04 July 2025

If the FBI Can Use It, so Can the Sinaloa Cartel

Various law enforcement agencies love them some data bought from third party data brokers to cast a wide dragnet that would otherwise not be allowed by law.

They love insecure phone systems and communications providers who sell user data for the same reason.

It turns out that Mexican drug cartels like these things for all the same reasons, except, of course they are not constrained by things like due process:

The Sinaloa drug cartel in Mexico hacked the phone of an FBI official investigating kingpin Joaquín “El Chapo” Guzmán as part of a surveillance campaign “to intimidate and/or kill potential sources or cooperating witnesses,” according to a recently published report by the Justice Department.

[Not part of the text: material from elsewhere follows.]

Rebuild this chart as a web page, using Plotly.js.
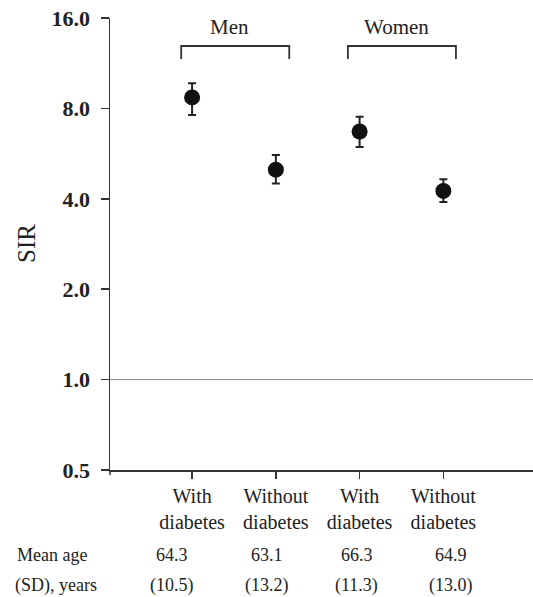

The report, which cited an “individual connected to the cartel,” said a hacker hired by its top brass “offered a menu of services related to exploiting mobile phones and other electronic devices.” The hired hacker observed “'people of interest' for the cartel, including the FBI Assistant Legal Attache, and then was able to use the [attache's] mobile phone number to obtain calls made and received, as well as geolocation data, associated with the [attache's] phone."

“According to the FBI, the hacker also used Mexico City's camera system to follow the [attache] through the city and identify people the [attache] met with,” the heavily redacted report stated. “According to the case agent, the cartel used that information to intimidate and, in some instances, kill potential sources or cooperating witnesses.”

What happened here is a direct response of law enforcement, both in the US and worldwide, leaning on communications providers to leave back doors open.

To paraphrase E.E. "Doc" Smith, any technology that can be devised by law enforcement can also be deployed by criminal entities.